Zand explains how he was first exposed to rap by his friends in the projects. “There were a lot of rough characters involved…a big mix of people. I have the most diverse group of friends of all Jewish people I know in this world. I was very into other cultures. It’s very easy to blend in and I did for many years in cultures that were far from anything Jewish.”

Zand is a Baal Teshuva, someone who does not grow up religious and “returns” to it later in life. “I grew up going to Hebrew School…I was connected in some respect to Judaism, but wasn’t really taught in a way that made me feel that was relevant to my life. I was proud of being Jewish, but couldn’t articulate it. I was into rap way before I was into Judaism.”

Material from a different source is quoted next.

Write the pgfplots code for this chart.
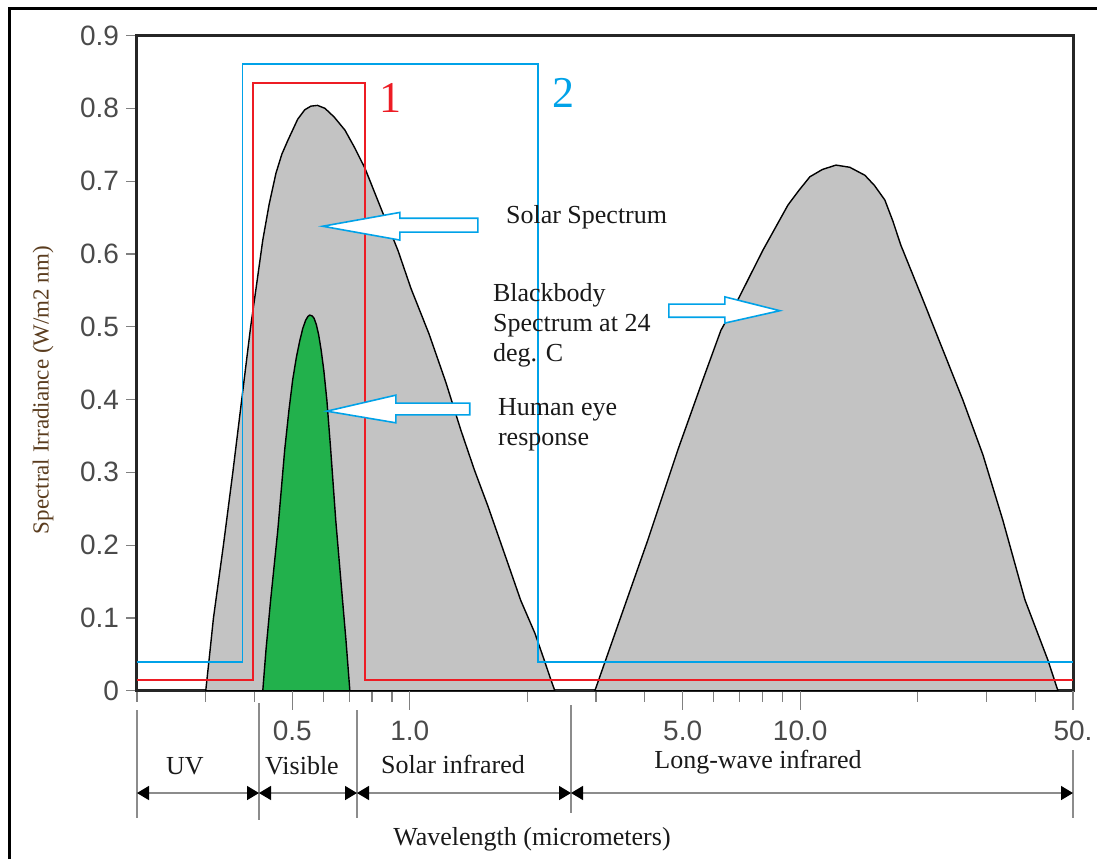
\documentclass[border=0pt]{standalone}
\usepackage{pgfplots}
\pgfplotsset{compat=1.18}
\usepackage{fontspec}
\setmainfont{Liberation Serif}
\newfontfamily\tickfont{Liberation Sans}
\usetikzlibrary{arrows.meta}
\definecolor{sgray}{HTML}{C3C3C3}
\definecolor{egreen}{HTML}{22B14C}
\definecolor{pred}{HTML}{ED1C24}
\definecolor{pblue}{HTML}{00A2E8}
\definecolor{tickgray}{HTML}{4A4A4A}
\definecolor{ylab}{HTML}{5A3C1E}
\definecolor{sepgray}{HTML}{8C8C8C}

\pgfplotstableread{
lambda val
0.300 0
0.307 0.050
0.314 0.100
0.333 0.200
0.352 0.300
0.371 0.400
0.391 0.500
0.403 0.550
0.420 0.619
0.436 0.668
0.454 0.711
0.470 0.737
0.487 0.756
0.516 0.785
0.538 0.798
0.558 0.803
0.580 0.804
0.606 0.800
0.640 0.788
0.682 0.770
0.722 0.746
0.767 0.718
0.853 0.656
0.932 0.605
1.006 0.553
1.120 0.490
1.236 0.424
1.351 0.358
1.464 0.303
1.584 0.254
1.783 0.175
1.924 0.124
2.091 0.079
2.200 0.045
2.298 0.015
2.352 0
}\solar

\pgfplotstableread{
lambda val
0.420 0
0.428 0.056
0.440 0.125
0.459 0.221
0.478 0.331
0.490 0.385
0.501 0.427
0.512 0.458
0.523 0.482
0.532 0.498
0.541 0.509
0.548 0.514
0.554 0.516
0.561 0.515
0.568 0.512
0.576 0.503
0.584 0.489
0.593 0.467
0.602 0.440
0.613 0.399
0.627 0.331
0.646 0.234
0.669 0.138
0.686 0.070
0.702 0
}\eye

\pgfplotstableread{
lambda val
2.979 0
3.412 0.090
4.071 0.207
4.861 0.331
5.632 0.427
6.264 0.495
6.925 0.537
8.024 0.605
9.301 0.667
9.950 0.688
10.59 0.706
11.40 0.716
12.35 0.722
13.40 0.719
14.65 0.708
15.50 0.694
16.48 0.674
17.28 0.645
18.11 0.612
20.63 0.537
23.21 0.468
26.12 0.399
29.39 0.324
33.06 0.234
37.65 0.125
43.12 0.042
45.74 0
}\blackbody

\begin{document}
\begin{tikzpicture}
\path[use as bounding box] (0,0) rectangle (548.5pt,-429.5pt);
\begin{axis}[
  at={(68.5pt,-345.35pt)}, anchor=south west,
  scale only axis, width=468pt, height=327.6pt,
  xmode=log, xmin=0.2, xmax=50, ymin=0, ymax=0.9,
  axis line style={line width=1.5pt, black!85},
  tick align=outside,
  xtick pos=lower, ytick pos=left,
  xtick={0.2,0.3,0.4,0.6,0.7,0.8,0.9,2,3,4,6,7,8,9,20,30,40},
  xticklabels={},
  extra x ticks={0.5,1,5,10,50},
  extra x tick labels={0.5,1.0,5.0,10.0,50.},
  extra x tick style={major tick length=9.5pt, xtick pos=lower, tick label style={yshift=-2pt}},
  ytick={0,0.1,0.2,0.3,0.4,0.5,0.6,0.7,0.8,0.9},
  yticklabels={0,0.1,0.2,0.3,0.4,0.5,0.6,0.7,0.8,0.9},
  major tick length=5.5pt,
  every tick/.style={black!50, line width=0.6pt},
  ticklabel style={font=\tickfont\fontsize{14}{14}\selectfont, text=tickgray},
]
\addplot[fill=sgray, draw=black, line width=0.7pt, line join=round] table[x=lambda,y=val] {\solar} \closedcycle;
\addplot[fill=sgray, draw=black, line width=0.7pt, line join=round] table[x=lambda,y=val] {\blackbody} \closedcycle;
\addplot[fill=egreen, draw=black, line width=0.7pt, line join=round] table[x=lambda,y=val] {\eye} \closedcycle;
\addplot[pred, line width=0.8pt, mark=none] coordinates {(0.2,0.0147) (0.396,0.0147) (0.396,0.835) (0.767,0.835) (0.767,0.0147) (50,0.0147)};
\addplot[pblue, line width=0.8pt, mark=none] coordinates {(0.2,0.0394) (0.373,0.0394) (0.373,0.861) (2.128,0.861) (2.128,0.0394) (50,0.0394)};
% block arrows
\draw[pblue, fill=white, line width=0.8pt] (axis cs:0.598,0.638) -- (axis cs:0.943,0.657) -- (axis cs:0.943,0.649) -- (axis cs:1.494,0.649) -- (axis cs:1.494,0.630) -- (axis cs:0.943,0.630) -- (axis cs:0.943,0.619) -- cycle;
\draw[pblue, fill=white, line width=0.8pt] (axis cs:8.872,0.522) -- (axis cs:6.413,0.541) -- (axis cs:6.413,0.531) -- (axis cs:4.610,0.531) -- (axis cs:4.610,0.513) -- (axis cs:6.413,0.513) -- (axis cs:6.413,0.505) -- cycle;
\draw[pblue, fill=white, line width=0.8pt] (axis cs:0.613,0.384) -- (axis cs:0.921,0.406) -- (axis cs:0.921,0.395) -- (axis cs:1.424,0.395) -- (axis cs:1.424,0.379) -- (axis cs:0.921,0.379) -- (axis cs:0.921,0.368) -- cycle;
\end{axis}
\begin{scope}[x=0.5pt,y=-0.5pt]
\draw[line width=1.5pt] (9,859) -- (9,8) -- (1097,8);
\draw[sepgray, line width=0.7pt] (137,710) -- (137,818);
\draw[sepgray, line width=0.7pt] (259,703) -- (259,820);
\draw[sepgray, line width=0.7pt] (357,710) -- (357,818);
\draw[sepgray, line width=0.7pt] (571,705) -- (571,813);
\draw[sepgray, line width=0.7pt] (1073,750) -- (1073,818);
\tikzset{dimarr/.style={sepgray, line width=0.7pt, {Triangle[length=6pt,width=7pt,color=black]}-{Triangle[length=6pt,width=7pt,color=black]}}}
\draw[dimarr] (137,793) -- (259,793);
\draw[dimarr] (259,793) -- (357,793);
\draw[dimarr] (357,793) -- (571,793);
\draw[dimarr] (571,793) -- (1073,793);
\tikzset{lbl/.style={font=\fontsize{13}{15}\selectfont, text=black!90}}
\node[lbl] at (185,766) {UV};
\node[lbl] at (302,766) {Visible};
\node[lbl] at (453,764) {Solar infrared};
\node[lbl] at (758,762) {Long-wave infrared};
\node[lbl] at (532,839) {Wavelength (micrometers)};
\node[lbl, anchor=west] at (499,217) {Solar Spectrum};
\node[lbl, anchor=west, align=left] at (486,325) {Blackbody\\Spectrum at 24\\deg. C};
\node[lbl, anchor=west, align=left] at (491,425) {Human eye\\response};
\node[text=pred, font=\fontsize{22}{22}\selectfont] at (390,98) {1};
\node[text=pblue, font=\fontsize{22}{22}\selectfont] at (563,93) {2};
\node[rotate=90, font=\fontsize{11.5}{12}\selectfont, text=ylab] at (43,390) {Spectral Irradiance (W/m2 nm)};
\end{scope}
\end{tikzpicture}
\end{document}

Zand feels confident that as a result of his background, everyone—not just the religious Jewish crowd—can relate to his music. “I’ve been through so much that the average American has gone through…sneaking into movies, going to nightclubs, getting in cars and getting in trouble, but I can relate to my audience….my heart writes the lyrics…I put my heart on the page because I have been through it all. I want to save people from finding the realization through pain and instead through pleasure, education, and logic. That’s what Hasidim is all about.”

Zand’s Hasidic beliefs allow him to share a universal, positive message that transcends the focus on the sensationalism of promiscuous sex and violence. “[Inspirational music] doesn’t mean you can’t be cool and can’t have fun; it’s just a holier version that promotes good values…. It’s something that can be embraced. It’s Torah in the skies. The influence of Torah is nicely woven in a positive influence that hopefully everyone can absorb. This [upcoming] album is aggressively beautiful. It has attitude, swagger, and an opinion on things, but also is woven into what is melodic and hypnotic at the same time.”

While music is clearly his passion, Zand credits his deep love of Hasidism as the driving force behind his music and his life. Zand explains that his inspiration comes from the Lubavitcher Rebbe, Chabad, and the general Hasidic approach to Judaism and the world. “It’s a very beautiful thing that inspires me a lot…Torah and trying to be the best Jew and person I can be—the best Hasid I can be—is the main course. Everything else is a side order. The Lubavitcher Rebbe said, ‘Music is the pen of the soul.’ We run a risky business listening to any old thing because it defines people. That was the same with me. I identified more with hip-hop growing up than Judaism…music was the main course and Judaism was a side order.”

And how does Zand’s Hasidic community feel about his music? “My rabbi is my biggest advocate. Baal Teshuvas are supposed to incorporate their talents and turn them into something positive. My approach to Judaism is working on yourself to be a light in a dark world, turn others into a light, and thereby illuminate the world.  That’s what my music is all about.  Acknowledging that there is a mission ahead of us and eventually bring heaven down to Earth.”

As the lyrics from the teacher for Zand’s single, “Believers,” says, “Yes, we’re all believers/Through the dark don’t leave us.” Zand clearly uses his Hasidic beliefs to spread a universal message of hope and inspiration with powerful lyrics and a great beat.